社会への信頼と信用・・・これには、社会が障害者の人権に対して負っている責務を果たす熱意のレベルに対する認識が関係している。

「基準規則」を用いてCBRプログラムを分析する

「国連基準規則」では、障害者の機会均等と完全参加を促進するために各国が対処すべき分野が多数挙げられている。「基準規則」は、障害者のQOLに変革をもたらすための必須条件を多岐にわたって網羅していることから、「基準規則」を効果的に用いることによって、障害者の人権に関する政府(およびCBRプログラム)のプログラムの立案およびモニタリングを行うことが出来るだろう。しかし、「基準規則」遵守の度合いを定量的または定性的に評価するための一般的な方法論は未だ確立されていない。これまでに、各国の「国連基準規則」遵守状況を評価するものとして、主として3件の調査が行われている。

  • 国連特別報告者が行った調査で、「基準規則」の全般的な実施状況を考察している。全国連加盟国の政府およびDPOに対するアンケートが行われた。
  • WHOが国連特別報告者と共同で1999年に行った調査。
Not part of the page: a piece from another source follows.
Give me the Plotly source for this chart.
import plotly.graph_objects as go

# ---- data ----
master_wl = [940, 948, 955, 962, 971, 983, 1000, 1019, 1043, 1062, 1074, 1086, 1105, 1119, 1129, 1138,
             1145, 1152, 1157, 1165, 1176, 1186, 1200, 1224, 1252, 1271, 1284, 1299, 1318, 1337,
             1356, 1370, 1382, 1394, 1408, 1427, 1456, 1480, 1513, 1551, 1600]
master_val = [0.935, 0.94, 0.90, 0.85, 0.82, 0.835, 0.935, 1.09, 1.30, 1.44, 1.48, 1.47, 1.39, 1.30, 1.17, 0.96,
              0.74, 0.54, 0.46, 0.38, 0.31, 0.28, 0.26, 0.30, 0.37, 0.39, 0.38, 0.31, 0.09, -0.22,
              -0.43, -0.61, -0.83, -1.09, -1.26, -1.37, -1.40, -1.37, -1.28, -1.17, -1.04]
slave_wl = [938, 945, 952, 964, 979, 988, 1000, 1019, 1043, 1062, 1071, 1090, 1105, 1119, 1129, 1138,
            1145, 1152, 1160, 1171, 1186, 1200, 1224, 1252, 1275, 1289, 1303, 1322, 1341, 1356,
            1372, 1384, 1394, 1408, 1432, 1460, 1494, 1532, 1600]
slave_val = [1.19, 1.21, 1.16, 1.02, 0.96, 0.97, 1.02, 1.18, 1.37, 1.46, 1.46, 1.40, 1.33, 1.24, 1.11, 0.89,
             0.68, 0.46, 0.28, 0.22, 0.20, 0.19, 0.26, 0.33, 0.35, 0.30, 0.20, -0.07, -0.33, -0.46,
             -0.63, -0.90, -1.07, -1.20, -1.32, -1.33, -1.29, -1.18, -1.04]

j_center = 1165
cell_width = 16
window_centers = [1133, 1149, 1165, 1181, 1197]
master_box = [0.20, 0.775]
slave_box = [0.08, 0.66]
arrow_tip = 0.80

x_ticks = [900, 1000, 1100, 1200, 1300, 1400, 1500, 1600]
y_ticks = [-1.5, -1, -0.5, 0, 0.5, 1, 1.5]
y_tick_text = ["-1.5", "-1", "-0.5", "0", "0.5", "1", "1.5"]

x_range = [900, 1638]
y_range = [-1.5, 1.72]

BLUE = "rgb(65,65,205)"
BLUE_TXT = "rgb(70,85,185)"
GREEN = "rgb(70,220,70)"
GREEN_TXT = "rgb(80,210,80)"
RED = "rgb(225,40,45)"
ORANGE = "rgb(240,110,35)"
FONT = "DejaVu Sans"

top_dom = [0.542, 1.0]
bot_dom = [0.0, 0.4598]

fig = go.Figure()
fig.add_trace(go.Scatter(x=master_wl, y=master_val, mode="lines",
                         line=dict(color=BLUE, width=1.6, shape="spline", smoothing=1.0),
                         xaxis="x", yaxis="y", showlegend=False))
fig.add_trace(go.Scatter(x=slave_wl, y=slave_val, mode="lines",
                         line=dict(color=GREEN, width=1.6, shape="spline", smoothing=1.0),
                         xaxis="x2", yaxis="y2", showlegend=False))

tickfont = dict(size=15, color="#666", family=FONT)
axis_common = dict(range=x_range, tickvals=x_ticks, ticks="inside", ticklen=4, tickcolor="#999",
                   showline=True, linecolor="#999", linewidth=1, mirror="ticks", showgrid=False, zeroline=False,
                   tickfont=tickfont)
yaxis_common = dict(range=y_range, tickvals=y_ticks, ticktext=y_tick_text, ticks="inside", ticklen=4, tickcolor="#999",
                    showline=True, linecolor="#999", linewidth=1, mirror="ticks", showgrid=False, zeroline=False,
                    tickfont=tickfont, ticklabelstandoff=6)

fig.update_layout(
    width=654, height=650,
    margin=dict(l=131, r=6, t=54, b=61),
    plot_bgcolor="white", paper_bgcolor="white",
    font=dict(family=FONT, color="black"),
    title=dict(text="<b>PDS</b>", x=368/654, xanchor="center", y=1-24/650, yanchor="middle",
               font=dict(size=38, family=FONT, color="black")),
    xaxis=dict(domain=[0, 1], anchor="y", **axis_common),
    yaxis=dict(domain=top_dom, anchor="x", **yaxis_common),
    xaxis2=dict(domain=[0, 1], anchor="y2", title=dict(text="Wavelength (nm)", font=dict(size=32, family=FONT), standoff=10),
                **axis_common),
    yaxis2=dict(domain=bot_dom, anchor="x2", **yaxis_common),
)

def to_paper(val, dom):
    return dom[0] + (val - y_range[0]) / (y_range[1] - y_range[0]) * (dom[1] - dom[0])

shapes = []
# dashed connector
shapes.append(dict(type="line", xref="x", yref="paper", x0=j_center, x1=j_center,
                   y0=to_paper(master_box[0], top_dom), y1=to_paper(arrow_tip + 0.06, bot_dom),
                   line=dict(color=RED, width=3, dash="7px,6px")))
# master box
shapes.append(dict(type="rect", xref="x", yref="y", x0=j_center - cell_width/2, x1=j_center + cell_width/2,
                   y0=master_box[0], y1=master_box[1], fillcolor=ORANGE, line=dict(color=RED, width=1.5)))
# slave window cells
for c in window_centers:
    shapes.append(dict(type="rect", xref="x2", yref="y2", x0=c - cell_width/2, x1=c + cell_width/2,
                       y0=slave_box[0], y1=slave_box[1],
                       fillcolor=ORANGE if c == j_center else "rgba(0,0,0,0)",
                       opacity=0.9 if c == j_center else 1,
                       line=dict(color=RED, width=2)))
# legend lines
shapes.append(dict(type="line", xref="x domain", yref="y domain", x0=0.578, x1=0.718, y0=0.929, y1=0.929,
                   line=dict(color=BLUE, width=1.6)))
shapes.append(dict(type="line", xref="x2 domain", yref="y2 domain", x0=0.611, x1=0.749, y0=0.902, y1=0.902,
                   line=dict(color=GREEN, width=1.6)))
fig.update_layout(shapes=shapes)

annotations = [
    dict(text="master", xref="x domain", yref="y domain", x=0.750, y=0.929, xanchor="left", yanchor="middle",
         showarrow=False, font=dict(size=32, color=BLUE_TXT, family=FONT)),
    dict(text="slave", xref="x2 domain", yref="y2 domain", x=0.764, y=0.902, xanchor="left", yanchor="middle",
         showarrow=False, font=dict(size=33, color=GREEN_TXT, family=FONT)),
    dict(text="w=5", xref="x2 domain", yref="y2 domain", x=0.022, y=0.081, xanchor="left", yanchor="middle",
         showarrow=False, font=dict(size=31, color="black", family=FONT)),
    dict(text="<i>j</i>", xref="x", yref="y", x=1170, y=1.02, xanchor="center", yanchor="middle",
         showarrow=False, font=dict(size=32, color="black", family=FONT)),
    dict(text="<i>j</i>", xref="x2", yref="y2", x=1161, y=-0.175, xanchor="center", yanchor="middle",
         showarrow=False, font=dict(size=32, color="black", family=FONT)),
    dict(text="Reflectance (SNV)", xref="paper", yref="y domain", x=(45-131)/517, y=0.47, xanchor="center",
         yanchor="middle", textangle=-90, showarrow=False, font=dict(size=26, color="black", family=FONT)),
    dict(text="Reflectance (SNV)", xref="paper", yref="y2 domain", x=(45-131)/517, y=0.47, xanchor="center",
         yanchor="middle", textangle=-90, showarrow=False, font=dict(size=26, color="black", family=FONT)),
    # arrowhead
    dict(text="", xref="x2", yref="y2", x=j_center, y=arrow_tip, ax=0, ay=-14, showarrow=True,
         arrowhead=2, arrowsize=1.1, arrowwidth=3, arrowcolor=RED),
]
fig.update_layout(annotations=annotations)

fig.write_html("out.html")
全WHO加盟国政府およびWHO加盟国において障害分野で活動している600のNGOに対してアンケートを送付する方法がとられた。「障害者の機会均等化に関する基準規則」の22の規則のうち、以下の4規則に関する問題に焦点を絞った内容となっている:規則2「医療」、規則3「リハビリテーション」、規則4「支援サービス」、規則19「職員研修」。
  • デンマーク障害者団体協議会(DSI)が1995~1997年に行った調査。150カ国600のDPOに対するアンケートに基づき、指数が作成された。DPOは、各規則に関する自国政府の実績を1~6で段階評価するよう要請された。

これら3件の調査はいずれも、個々の規則に関する多くの質問項目に対して政府当局およびDPOから寄せられた主観的な回答が基礎となっている。これらの調査は、現在進行中の社会、人権面のプロセスがもたらす効果のモニタリングを行うための基礎として利用することが出来るだろう。

また、本調査の結果をさらに幅広い文脈で議論するためにも役立つと思われる。

「基準規則」は障害者のQOL向上のための前提条件を多岐にわたって網羅していることから、CBRプログラムのさまざまな取り組みの有益度に関するインタビュー対象者の考えを考察、整理する際の参考手引きとして利用された。「基準規則」の以下の規則群については、調査対象となったCBRプログラムが特に力を入れて取り組んでいた分野であったことから、具体的な言及がなされた。

意識向上・・・これには、偏見の除去、さまざまな障害に関する知識の増進、ならびにインクルーシブな社会環境の構築を目的としたあらゆる施策が含まれる。

医療・・・これには、早期介入および治療へのアクセスが含まれる。

リハビリテーションおよび支援サービス・・・これには、障害者が身体的、感覚的、知的、社会的な面で最適なレベルに到達することを可能にするとともに、機能的な制限による喪失もしくは欠如を補う道具、サービスおよび補助具を提供するための施策が含まれる。

教育・・・これには、基礎教育および識字能力へのアクセスが含まれる。

所得保障および社会保障・・・これには、雇用、職業訓練、ならびに融資制度が含まれる。

政府およびコミュニティのコミットメント・・・これには、政府当局およびコミュニティが障害者に対して果たすべき責務を遂行するための施策が含まれる。たとえば、責任の認識、政策および計画の採用、法律、リソース配分、調整および研修、その他である。

DPOへの支援・・・これには、障害者が自ら自助グループや権利擁護グループを結成するためのエンパワメント、こうした組織が広くは開発問題、とりわけ障害問題にかかわっていけるようにするための能力開発、ならびにこうした組織が重要な関係者であるという認識が含まれる。

また、ここに掲げた規則群には、前述した1997年のESCAP文書「CBRを理解する」の中でCBRプログラムにとって不可欠であると確認された大半の構成要素および部門も反映されている。